Included in evaluation deal: language ensuring little protection for new teachers

The State Education Department is about to make it abundantly clear that New York’s teacher evaluation law doesn’t offer much protection to rookie teachers.

proposed amendment, expected to pass at this week’s Board of Regents meeting, clarifies that first-year teachers can be fired for their performance in the classroom at any time—even before they’ve received their first evaluation.

That’s already true, state officials insist. But the proposal is meant to address concerns, raised by lawmakers and Gov. Andrew Cuomo, that the wording of the state’s teacher evaluation law implies that school officials are more limited in their ability to fire new teachers than they were before.

In the past, in the rare instances where it becomes clear early on that a teacher isn’t cut out for the classroom, principals have been able to cite many reasons—classroom performance included—to remove them and begin termination proceedings.

Under the new evaluation system, districts must consider a teacher’s evaluation as a “primary factor” when deciding to terminate or grant teachers tenure, among other personnel decisions.

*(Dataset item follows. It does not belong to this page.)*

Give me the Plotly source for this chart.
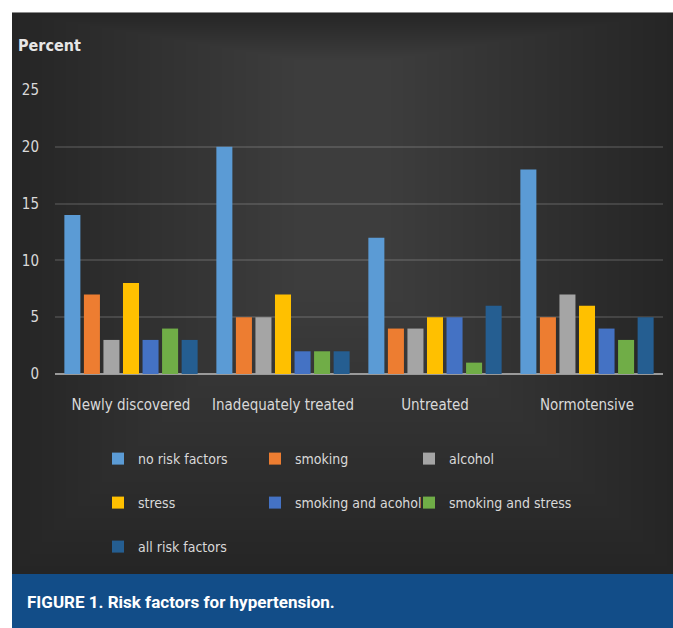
import plotly.graph_objects as go

categories = ["Newly discovered", "Inadequately treated", "Untreated", "Normotensive"]
series_names = ["no risk factors", "smoking", "alcohol", "stress",
                "smoking and acohol", "smoking and stress", "all risk factors"]
no_risk = [14, 20, 12, 18]
smoking = [7, 5, 4, 5]
alcohol = [3, 5, 4, 7]
stress = [8, 7, 5, 6]
smoking_alcohol = [3, 2, 5, 4]
smoking_stress = [4, 2, 1, 3]
all_risk = [3, 2, 6, 5]
values = [no_risk, smoking, alcohol, stress, smoking_alcohol, smoking_stress, all_risk]
colors = ["#5b9bd5", "#ed7d31", "#a5a5a5", "#ffc000", "#4472c4", "#70ad47", "#255e91"]
y_ticks = [0, 5, 10, 15, 20, 25]

W, H = 673, 628
ML, MR, MT, MB = 55, 10, 90, 254
PW = W - ML - MR
PH = H - MT - MB

def px2x(p):
    return (p - ML) / PW

def py2y(p):
    return (H - MB - p) / PH

# legend grid: 3 columns x 3 rows (marker centre pixels)
leg_cols = [126, 283, 437]
leg_rows = [459, 503, 547]

fig = go.Figure()
legend_defs = {}
font_main = "Liberation Sans Narrow, DejaVu Sans Condensed, Open Sans, sans-serif"
for i, (name, vals, col) in enumerate(zip(series_names, values, colors)):
    lid = "legend" if i == 0 else f"legend{i + 1}"
    fig.add_trace(go.Bar(x=categories, y=vals, name=name, marker_color=col,
                         marker_line_width=0, legend=lid))
    cx = leg_cols[i % 3]
    cy = leg_rows[i // 3]
    legend_defs[lid] = dict(x=px2x(cx - 28), y=py2y(cy), xanchor="left", yanchor="middle",
                            orientation="h", bgcolor="rgba(0,0,0,0)",
                            font=dict(family=font_main, size=14, color="#d9d9d9"),
                            itemclick=False, itemdoubleclick=False)

# dark panel with soft vignette and caption bar
shapes = [
    dict(type="rect", xref="paper", yref="paper", layer="below",
         x0=px2x(12), x1=px2x(680), y0=py2y(574), y1=py2y(12),
         fillcolor="#252525", line_width=0),
]
n = 24
for k in range(n):
    ix = 6 + k * 12
    iyt = k * 2
    iyb = 8 + k * 12
    shapes.append(dict(type="rect", xref="paper", yref="paper", layer="below",
                       x0=px2x(12 + ix), x1=px2x(673 - ix),
                       y0=py2y(574 - iyb), y1=py2y(14 + iyt),
                       fillcolor="white", opacity=0.0085, line_width=0))
shapes += [
    dict(type="line", xref="paper", yref="paper", layer="below",
         x0=px2x(12), x1=px2x(680), y0=py2y(12.5), y1=py2y(12.5),
         line=dict(color="#8c8c8c", width=1)),
    dict(type="rect", xref="paper", yref="paper", layer="below",
         x0=px2x(12), x1=px2x(680), y0=py2y(640), y1=py2y(574),
         fillcolor="#124d88", line_width=0),
]

fig.update_layout(
    width=W, height=H,
    margin=dict(l=ML, r=MR, t=MT, b=MB),
    paper_bgcolor="white",
    plot_bgcolor="rgba(0,0,0,0)",
    barmode="group",
    bargap=0.1,
    bargroupgap=0.18,
    shapes=shapes,
    showlegend=True,
    xaxis=dict(showgrid=False, showline=False, ticks="",
               tickfont=dict(family=font_main, size=15, color="#d9d9d9"),
               ticklabelstandoff=20, fixedrange=True),
    yaxis=dict(range=[0, 25], tickvals=y_ticks, showgrid=True,
               gridcolor="rgba(255,255,255,0.13)", gridwidth=1.5,
               zeroline=True, zerolinecolor="#9a9a9a", zerolinewidth=2,
               showline=False, ticks="",
               tickfont=dict(family=font_main, size=15, color="#d9d9d9"),
               ticklabelstandoff=15, fixedrange=True),
    annotations=[
        dict(text="<b>Percent</b>", xref="paper", yref="paper",
             x=px2x(16), y=py2y(45), xanchor="left", yanchor="middle",
             showarrow=False, font=dict(family=font_main, size=16, color="#e6e6e6")),
        dict(text="<b>FIGURE 1. Risk factors for hypertension.</b>", xref="paper", yref="paper",
             x=px2x(25), y=py2y(602), xanchor="left", yanchor="middle",
             showarrow=False, font=dict(family="Roboto, sans-serif", size=17, color="white")),
    ],
    **legend_defs,
)

fig.write_html("out.html")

Since a teacher’s final rating doesn’t come out until more than two months after the school year ends, some district officials have wondered if they have to wait to remove teachers, said Jay Warona, general counsel at the New York State Boards Association.

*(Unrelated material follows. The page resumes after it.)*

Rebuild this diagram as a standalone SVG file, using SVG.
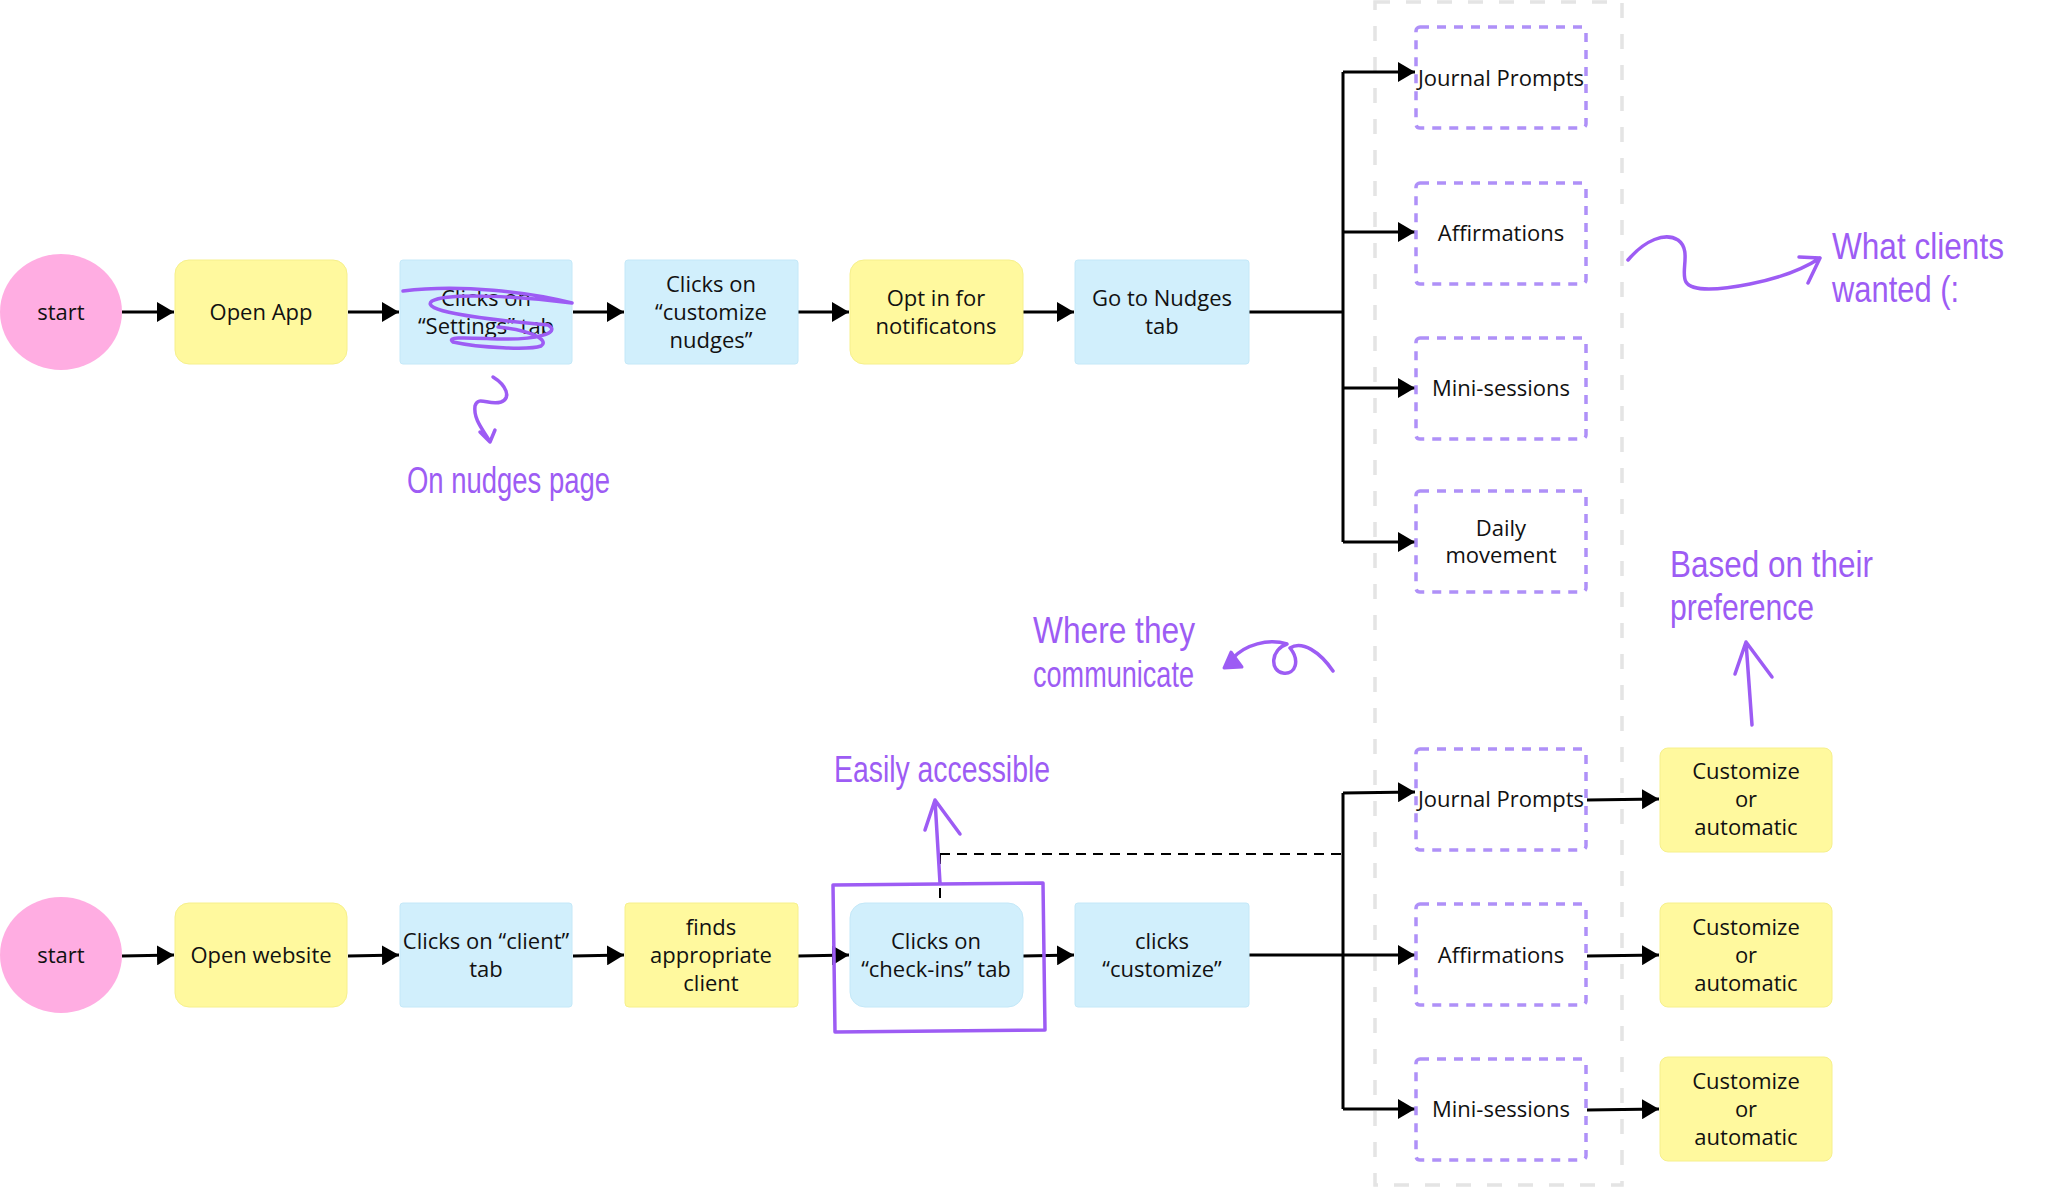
<svg xmlns="http://www.w3.org/2000/svg" width="2048" height="1188" viewBox="0 0 2048 1188">
<style>
  .t { font-family: "Open Sans", "Noto Sans", "Liberation Sans", sans-serif; font-size: 22px; fill: #111; text-anchor: middle; }
  .yel { fill: #FFF99E; stroke: #F6F08C; stroke-width: 1; }
  .blu { fill: #D1EFFC; stroke: #C4E8F8; stroke-width: 1; }
  .pnk { fill: #FFADE2; }
  .opt { fill: none; stroke: #AF90F8; stroke-width: 3.5; stroke-dasharray: 9 8; }
  .col { fill: none; stroke: #E4E4E4; stroke-width: 3.5; stroke-dasharray: 15 16; }
  .ln { fill: none; stroke: #000; stroke-width: 3; }
  .dash { fill: none; stroke: #000; stroke-width: 2; stroke-dasharray: 10 7; }
  .pp { fill: none; stroke: #9D5CF4; stroke-width: 3.5; stroke-linecap: round; stroke-linejoin: round; }
  .hw { font-family: "Liberation Sans", "DejaVu Sans", sans-serif; fill: #9D5CF4; font-size: 36px; }
</style>
<defs>
  <marker id="ah" markerUnits="userSpaceOnUse" markerWidth="18" markerHeight="20" refX="17" refY="10" orient="auto">
    <path d="M0,0 L17,10 L0,20 Z" fill="#000"/>
  </marker>
</defs>
<rect width="2048" height="1188" fill="#fff"/>

<!-- background dashed column -->
<rect class="col" x="1375" y="2" width="247" height="1183"/>

<!-- connectors -->
<g id="connectors">
  <path class="ln" d="M122,312 L174,312" marker-end="url(#ah)"/>
  <path class="ln" d="M348,312 L399,312" marker-end="url(#ah)"/>
  <path class="ln" d="M573,312 L624,312" marker-end="url(#ah)"/>
  <path class="ln" d="M798,312 L849,312" marker-end="url(#ah)"/>
  <path class="ln" d="M1023,312 L1074,312" marker-end="url(#ah)"/>
  <path class="ln" d="M1249,312 L1343,312"/>
  <path class="ln" d="M1343,72 L1343,542"/>
  <path class="ln" d="M1343,72 L1415,72" marker-end="url(#ah)"/>
  <path class="ln" d="M1343,232 L1415,232" marker-end="url(#ah)"/>
  <path class="ln" d="M1343,388 L1415,388" marker-end="url(#ah)"/>
  <path class="ln" d="M1343,542 L1415,542" marker-end="url(#ah)"/>

  <path class="ln" d="M122,956 L174,955" marker-end="url(#ah)"/>
  <path class="ln" d="M348,956 L399,955" marker-end="url(#ah)"/>
  <path class="ln" d="M573,956 L624,955" marker-end="url(#ah)"/>
  <path class="ln" d="M798,956 L849,955" marker-end="url(#ah)"/>
  <path class="ln" d="M1023,956 L1074,955" marker-end="url(#ah)"/>
  <path class="ln" d="M1249,955 L1343,955"/>
  <path class="ln" d="M1343,793 L1343,1109"/>
  <path class="ln" d="M1343,793 L1415,792" marker-end="url(#ah)"/>
  <path class="ln" d="M1343,955 L1415,955" marker-end="url(#ah)"/>
  <path class="ln" d="M1343,1109 L1415,1109" marker-end="url(#ah)"/>
  <path class="ln" d="M1587,800 L1659,799" marker-end="url(#ah)"/>
  <path class="ln" d="M1587,956 L1659,955" marker-end="url(#ah)"/>
  <path class="ln" d="M1587,1110 L1659,1109" marker-end="url(#ah)"/>

  <path class="dash" d="M940,854 L1343,854"/>
  <path class="dash" d="M940,854 L940,903"/>
</g>

<!-- top row -->
<g id="start-top">
  <ellipse class="pnk" cx="61" cy="312" rx="61" ry="58"/>
  <text class="t" x="61" y="320">start</text>
</g>
<g id="open-app">
  <rect class="yel" x="175" y="260" width="172" height="104" rx="14"/>
  <text class="t" x="261" y="320">Open App</text>
</g>
<g id="settings-tab">
  <rect class="blu" x="400" y="260" width="172" height="104" rx="3"/>
  <text class="t" x="486" y="306">Clicks on</text>
  <text class="t" x="486" y="334">“Settings” tab</text>
</g>
<g id="customize-nudges">
  <rect class="blu" x="625" y="260" width="173" height="104" rx="3"/>
  <text class="t" x="711" y="292">Clicks on</text>
  <text class="t" x="711" y="320">“customize</text>
  <text class="t" x="711" y="348">nudges”</text>
</g>
<g id="opt-in">
  <rect class="yel" x="850" y="260" width="173" height="104" rx="14"/>
  <text class="t" x="936" y="306">Opt in for</text>
  <text class="t" x="936" y="334">notificatons</text>
</g>
<g id="nudges-tab">
  <rect class="blu" x="1075" y="260" width="174" height="104" rx="3"/>
  <text class="t" x="1162" y="306">Go to Nudges</text>
  <text class="t" x="1162" y="334">tab</text>
</g>

<g id="journal-top">
  <rect class="opt" x="1416" y="27" width="170" height="101" rx="4"/>
  <text class="t" x="1501" y="86">Journal Prompts</text>
</g>
<g id="affirm-top">
  <rect class="opt" x="1416" y="183" width="170" height="101" rx="4"/>
  <text class="t" x="1501" y="241">Affirmations</text>
</g>
<g id="mini-top">
  <rect class="opt" x="1416" y="338" width="170" height="101" rx="4"/>
  <text class="t" x="1501" y="396">Mini-sessions</text>
</g>
<g id="daily-top">
  <rect class="opt" x="1416" y="491" width="170" height="101" rx="4"/>
  <text class="t" x="1501" y="536">Daily</text>
  <text class="t" x="1501" y="563">movement</text>
</g>

<!-- bottom row -->
<g id="start-bottom">
  <ellipse class="pnk" cx="61" cy="955" rx="61" ry="58"/>
  <text class="t" x="61" y="963">start</text>
</g>
<g id="open-website">
  <rect class="yel" x="175" y="903" width="172" height="104" rx="14"/>
  <text class="t" x="261" y="963">Open website</text>
</g>
<g id="client-tab">
  <rect class="blu" x="400" y="903" width="172" height="104" rx="3"/>
  <text class="t" x="486" y="949">Clicks on “client”</text>
  <text class="t" x="486" y="977">tab</text>
</g>
<g id="finds-client">
  <rect class="yel" x="625" y="903" width="173" height="104" rx="4"/>
  <text class="t" x="711" y="935">finds</text>
  <text class="t" x="711" y="963">appropriate</text>
  <text class="t" x="711" y="991">client</text>
</g>
<g id="checkins-tab">
  <rect class="blu" x="850" y="903" width="173" height="104" rx="15"/>
  <text class="t" x="936" y="949">Clicks on</text>
  <text class="t" x="936" y="977">“check-ins” tab</text>
</g>
<g id="clicks-customize">
  <rect class="blu" x="1075" y="903" width="174" height="104" rx="3"/>
  <text class="t" x="1162" y="949">clicks</text>
  <text class="t" x="1162" y="977">“customize”</text>
</g>

<g id="journal-bottom">
  <rect class="opt" x="1416" y="749" width="170" height="101" rx="4"/>
  <text class="t" x="1501" y="807">Journal Prompts</text>
</g>
<g id="affirm-bottom">
  <rect class="opt" x="1416" y="904" width="170" height="101" rx="4"/>
  <text class="t" x="1501" y="963">Affirmations</text>
</g>
<g id="mini-bottom">
  <rect class="opt" x="1416" y="1059" width="170" height="101" rx="4"/>
  <text class="t" x="1501" y="1117">Mini-sessions</text>
</g>
<g id="custom-1">
  <rect class="yel" x="1660" y="748" width="172" height="104" rx="8"/>
  <text class="t" x="1746" y="779">Customize</text>
  <text class="t" x="1746" y="807">or</text>
  <text class="t" x="1746" y="835">automatic</text>
</g>
<g id="custom-2">
  <rect class="yel" x="1660" y="903" width="172" height="104" rx="8"/>
  <text class="t" x="1746" y="935">Customize</text>
  <text class="t" x="1746" y="963">or</text>
  <text class="t" x="1746" y="991">automatic</text>
</g>
<g id="custom-3">
  <rect class="yel" x="1660" y="1057" width="172" height="104" rx="8"/>
  <text class="t" x="1746" y="1089">Customize</text>
  <text class="t" x="1746" y="1117">or</text>
  <text class="t" x="1746" y="1145">automatic</text>
</g>

<!-- annotations -->
<g id="annotations">
  <path class="pp" d="M403,291 C460,284 530,292 572,303 C525,297 450,292 432,301 C420,310 470,318 548,325 C562,333 535,340 500,339 C470,338 445,336 453,342 C480,348 530,350 541,346 C550,340 530,330 498,327"/>
  <path class="pp" d="M493,377 C506,385 512,398 501,402 C489,406 478,395 475,406 C473,420 485,432 490,442 M480,432 L490,442 L495,430"/>
  <text class="hw" x="407" y="493" textLength="203" lengthAdjust="spacingAndGlyphs">On nudges page</text>

  <path class="pp" d="M1628,260 C1645,240 1665,232 1678,240 C1692,250 1680,272 1686,282 C1692,292 1720,290 1750,284 C1780,278 1805,268 1820,258 M1799,257 L1820,258 L1808,283"/>
  <text class="hw" x="1832" y="259" font-size="34" textLength="172" lengthAdjust="spacingAndGlyphs">What clients</text>
  <text class="hw" x="1832" y="302" textLength="127" lengthAdjust="spacingAndGlyphs">wanted (:</text>

  <text class="hw" x="1670" y="577" textLength="203" lengthAdjust="spacingAndGlyphs">Based on their</text>
  <text class="hw" x="1670" y="620" textLength="144" lengthAdjust="spacingAndGlyphs">preference</text>
  <path class="pp" d="M1752,725 L1746,642 M1735,674 L1746,642 L1772,677"/>

  <text class="hw" x="1033" y="643" textLength="162" lengthAdjust="spacingAndGlyphs">Where they</text>
  <text class="hw" x="1033" y="687" textLength="161" lengthAdjust="spacingAndGlyphs">communicate</text>
  <path class="pp" d="M1333,671 C1320,652 1302,640 1290,648 C1300,660 1296,675 1283,673 C1270,671 1270,650 1287,644 C1268,638 1245,645 1233,658"/>
  <path d="M1224,668 L1231,652 L1242,667 Z" fill="#9D5CF4" stroke="#9D5CF4" stroke-width="3" stroke-linejoin="round"/>

  <text class="hw" x="834" y="782" textLength="216" lengthAdjust="spacingAndGlyphs">Easily accessible</text>
  <path class="pp" d="M940,883 L935,800 M925,830 L935,800 L960,834"/>
  <path class="pp" d="M833,885 L1043,883 L1045,1030 L835,1032 Z"/>
</g>
</svg>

State education officials have long insisted that is a misguided fear. The state’s tenure laws, which doesn’t allow teachers to be eligible for tenure until three years of work, are clear that untenured teachers can be fired at any time and for any reason, spokesman Dennis Tompkins said.

The state teachers union agrees. “Probationary teachers have always been at will employees,” said New York State United Teachers spokesman Carl Korn.

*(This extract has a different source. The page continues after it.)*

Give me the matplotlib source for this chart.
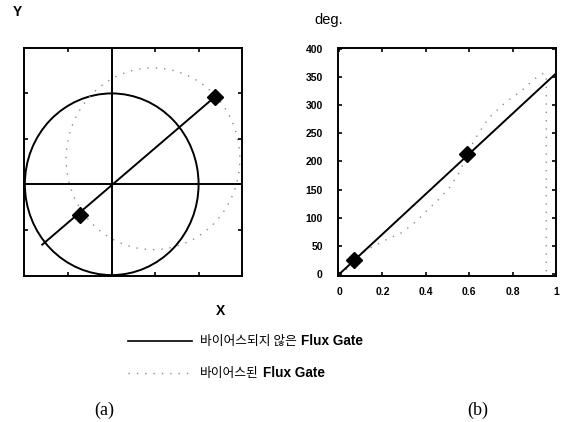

And Warona said that he has yet to hear about any districts that have been restricted from firing new teachers mid-year.

So, why was a change necessary?

Just to be extra clear, Tompkins said. “It codifies in regulation what we have always said in guidance” to districts, he said.

The proposal came out of last week’s negotiations between Gov. Cuomo and the state legislature, which ended with an agreement to restrict the use of student test scores in some teachers’ evaluations, for the 2013-14 and 2014-15 school years.

Warona said the change could also be “a statement” that untenured teachers are definitively excluded from those new protections, in which teachers can’t be fired or denied tenure because of the test score portion of their ratings.

The proposal is unlikely to affect New York City’s plan to spend nearly $18 million to pay the salaries of untenured teachers who are removed from the classroom after begin rated “ineffective.” A Department of Educations spokeswoman did not immediately respond.

Those teachers are entitled to a lengthy appeal process that could take up to seven months, but only begins once the teacher has received the “ineffective” rating.